E’ di ieri la notizia della scomparsa di Jane Birkin. La ricordiamo con le parole di Vito Nocera.
di Vito Nocera
A fissarla ora sulle tante fotografie che circolano in queste ore sembra che avesse da sempre scritto in faccia una leggerezza triste.
Leggera era leggera, una piuma.
Una piuma fatta di una bellezza fragile e inquieta.
Erano un bel gruppo quelle francesine degli anni 60 dalle quali – adolescenti – restammo folgorati.
La Spaak, Francoise Hardy, France Gall, la Vartan.
E poi Jane, che univa lo stile inglese al fascino francese.
Per loro fantasticammo sperando di incontrarne così anche nelle nostre prime timide feste da ballo.
Disinvolte, essenziali, capaci di una quasi spudorata e ignara aura di poesia.
Quelle che il sabato venivano a ballare con noi per far diventare liscia la frangia dovevano sudare.
Loro sembravano come baciate dalla sorte Libere e semplici.
Belle in modo diverso dalle icone dalla femminilità dirompente ancora in voga in quegli anni.
Tra loro la Birkin era la piu’ infantile, seno piatto, voce sottile, sguardo inafferrabile e obliquo.
Nessuna tra loro – e lei piu’ di tutte – sembrava dovesse avere mai fine.
Una gioventù, la loro come la nostra, che sembrava dovesse essere eterna.

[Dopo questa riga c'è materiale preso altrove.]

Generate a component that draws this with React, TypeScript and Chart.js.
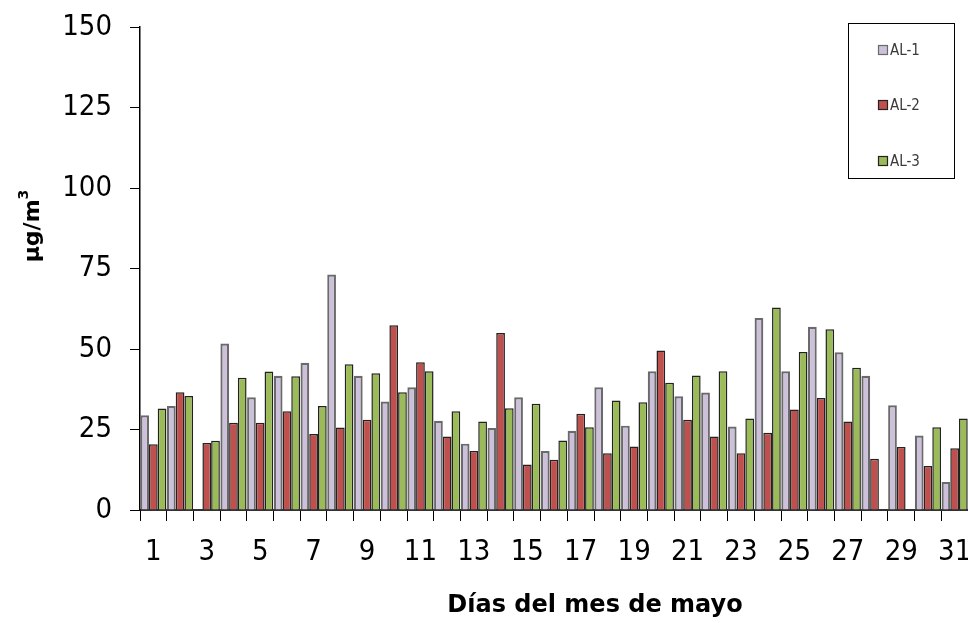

In fondo per loro canzoni e cinema non furono mai una finzione, interpretavano loro stesse, il loro mito fanciullo.
Jane non cantava, sussurrava – non solo nel capolavoro popolarissimo di Gainsbourg.
Lì c’era una sensualita’ ferina tipica di quel grande chansonnier.
Vedo che piu’ d’uno, in queste ore di ricordi, mostra sorpresa a saperlo accanto alla bellissima Birkin.
Peccato, chi si sorprende forse non ha mai ascoltato l’irriverenza della musica di Serge, il suo genio irregolare fatto di eccessi e di talento.
Un mostro di sorprendente sensualita’.
Come sorprendente era il fascino sensuale di quella donna – bambina così priva di curve.
Se Lennon e Yoko inscenavano proteste pacifiste, come quando nella suite 702 dell’Hilton Hotel di Amsterdam ricevono i giornalisti stando a letto nella loro stanza d’albergo per una settimana, Jane e Serge testimoniano se stessi, la loro stessa esistenza condita con la fantasia.
Artisti che non avevano neppure bisogno di esibirsi.
La loro stessa vita era la rappresentazione.
Lì in quella casa di rue de Verneuil a Parigi dove condensarono folli anni d’amore.
Serge componeva motivi provocatori e intensi, Jane gli stava accanto.
O gli faceva da modella o da musa.
Oppure portava i suoi slanci di trasgressione ingenua e incolpevole nel cinema.
Nel grande cinema.
Ruoli in cui ci appariva sempre troppo lontana, distante.
Come fosse inconsapevole di quanto potesse essere devastante e inquietante la sua bellezza semplice.
Non esistenzialista ma quasi.
L’ Europa ebbe bisogno della sua freschezza, e delle migliaia di sigarette di Gainsbourg, per scardinare qualche modello antico ed aprire nuove vie.
Un destino in fondo un po’ comune a tutte quelle “francesine” dei nostri sogni adolescenti.
Lei e le altre simboli che sembravano indifferenti a quanto stavano incidendo nel cambiare costumi e culture.
Nessuna ha avuto poi una vita facile, tra loro Jane sembrava come segnata da sempre.
Come se tutto il suo ingenuo splendore le fosse stato donato per pareggiare drammi e dolore.
Dolore che poi sara’ stampato sul volto – per me bellissimo – della figlia Charlotte.
La Gainsbourg, il ritratto di suo padre eppure come lui capace di sedurre.
A conferma che bellezza e fascino sono un comportamento, un atteggiamento, un modo di stare al mondo.
Se poi tutto questo ha il tuo volto, Jane, si finisce diritti nella storia.
Lì stavi, lì stai, lì credo rimarrai.